May 14, 2014

Who Is Selling

“Who’s selling?”

It was 2001. I’d look up and there’d be the CEO leaning in the door of my office. This was back when my buns rode the gilded surface of the IR chair. I’d look at my computer screen and our shares would be down a percent or so.

“Somebody, apparently,” I’d say. “Let me make a few calls.”

Today we have Facebook, Twitter, Pandora, iPhones, and Tesla. None of these existed in 2001. The Intercontinental Exchange, formed a year earlier to trade derivatives, now owns the NYSE. What’s remarkable to me is that against this technological wave many issuers, not counting the growing horde with Market Structure Analytics, are still making calls to get answers.

Why wouldn’t everybody be modeling market behavior and measuring periodic change? But that’s another story.

So. What if nobody’s selling and your price is down?

Impossible, you say. For price to decline, somebody has to sell.

Let me tell you about two clients releasing earnings last week.

But first, say I’m a high-frequency trader and you’re reporting. I rent (borrow) 500 shares of stock trading at $25 apiece. Say the pre-open futures are negative. At the open, I explode ahead of all others by three microseconds to place a market order to sell 500 shares. My order plunges the market 8%. I immediately cover. And for the next six hours I and my HFT compatriots trade those 500 shares amongst ourselves 23,000 times. That’s volume of 11.5 million shares.

The huge move in price prompts swaps counterparties holding insurance policies for Blackrock and Vanguard into the market, spawning big block volumes of another 6 million shares. Now you’ve traded 17.5 million shares and your price, after dropping 8%, recovers back 3% to close down 5% on the day.

So who’s selling? Technically I, an HFT firm, sold 500 shares short at the open. I probably paid a $200 finance fee for them in my margin account.

You’re the IRO. You call your exchange for answers. They see the block data, the big volumes, and conclude, yup, you had some big-time selling. Conventional wisdom says price moves, massive volume, block trades – that’s institutional.

You’re getting calls from your holders saying, “What’s going on? I didn’t think the numbers looked bad.”

Your CEO is drumming fingers on your door and grousing, “Who the HELL is selling?!”

Your Surveillance firm says UBS and Wedbush were moving big volumes.
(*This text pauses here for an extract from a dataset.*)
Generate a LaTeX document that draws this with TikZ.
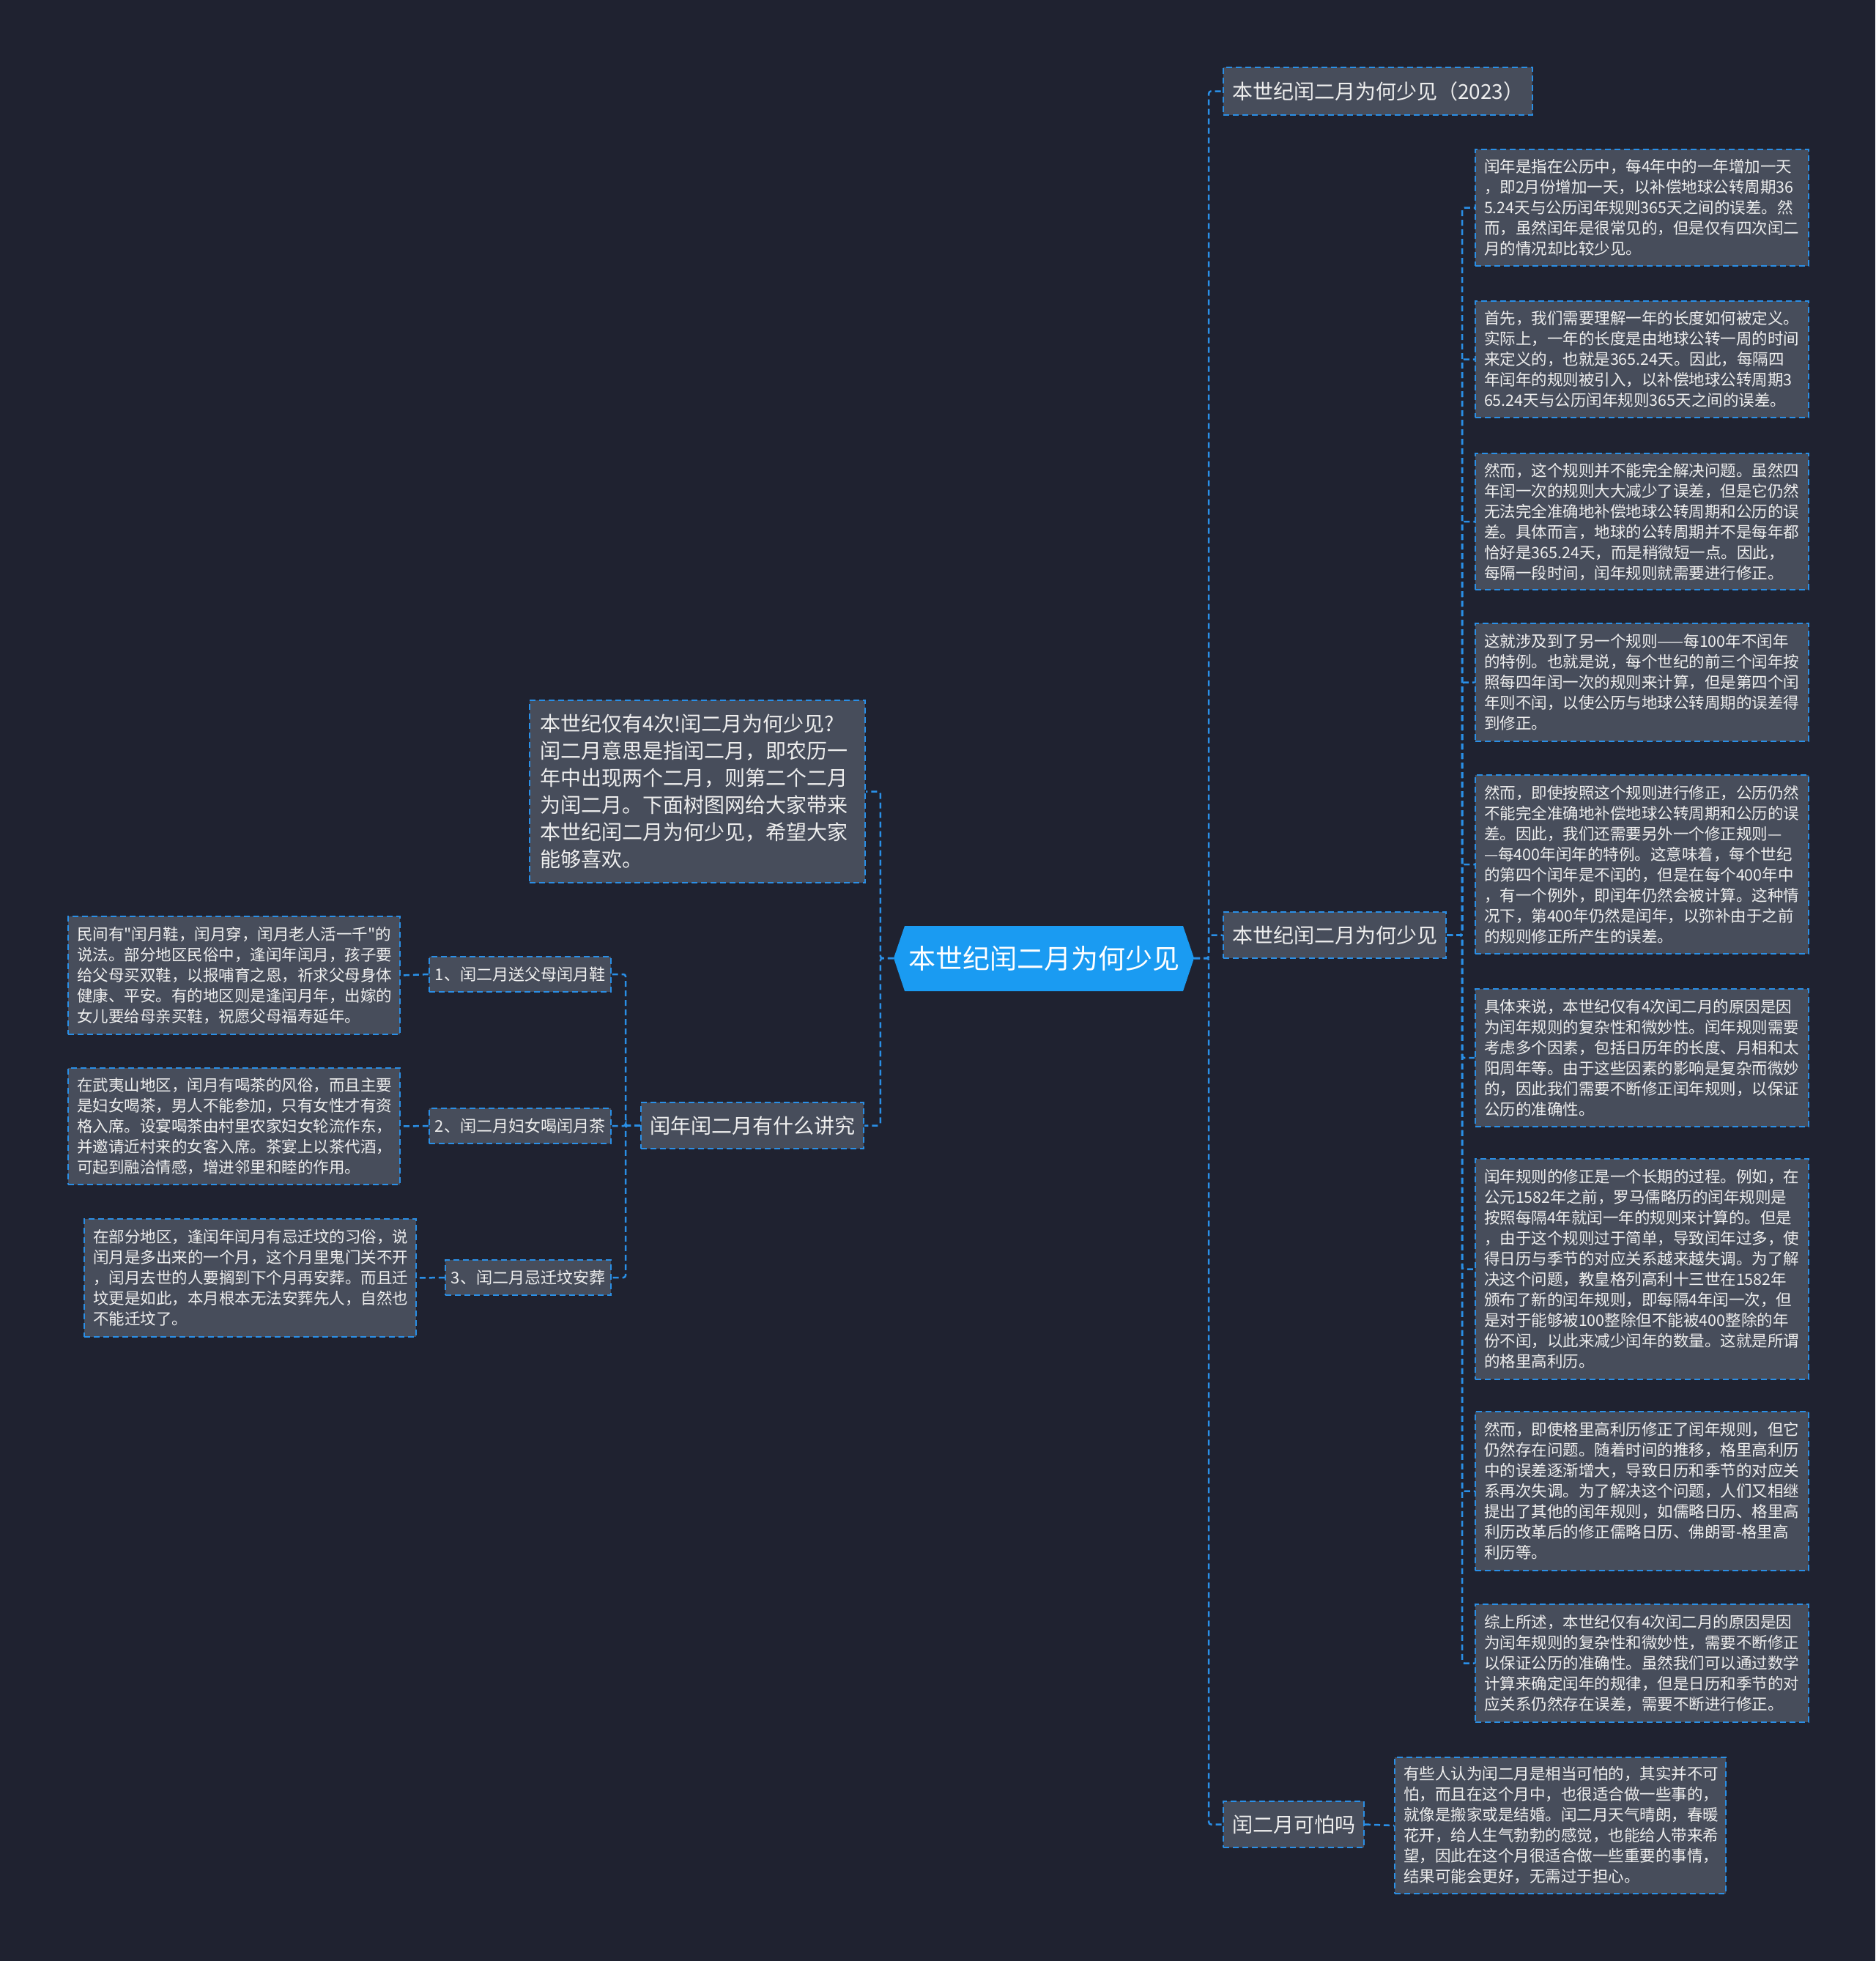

They’re trying to see if there are any clearing-relationship ties to potential institutional sellers.

The truth is neither active nor passive investors had much to do with pressure or volume, save that counterparties for passive holders had to cover exposure, helping price off lows.

Those clients I mentioned? One saw shares drop 9% day-over-day. In the data, HFT was up 170% day-over-day as price-setter, and indexes/ETFs rose 5.3%. Nothing else was up. Active investment was down. Thus, mild passive growth-selling and huge HFT hammered price. Those shares are already back in line with fair value because the selling was no more real than my 500-share example above (but the damage is done and the data are now in the historical set, affecting future algorithmic trades).

In the other case, investors were strong buyers days before results. On earnings, active investment dropped 15%, passive investment, 8%, and HFT soared 191%. These shares also coincidentally dropped 9% (programmers of algorithms know limit up/down triggers could kill their trading strategies if the move is 10% at once).

They’re still down. Active money hasn’t come back. But it’s not selling. And now we’re seeing headlines in the news string from law firms “investigating” the company for potentially misleading investors. Investors didn’t react except to stop buying.

This is the difference between calling somebody and using data models. Don’t fall in love with models (this is not a critique of Tom Brady, mind you). But the prudent IRO today uses Market Structure Analytics.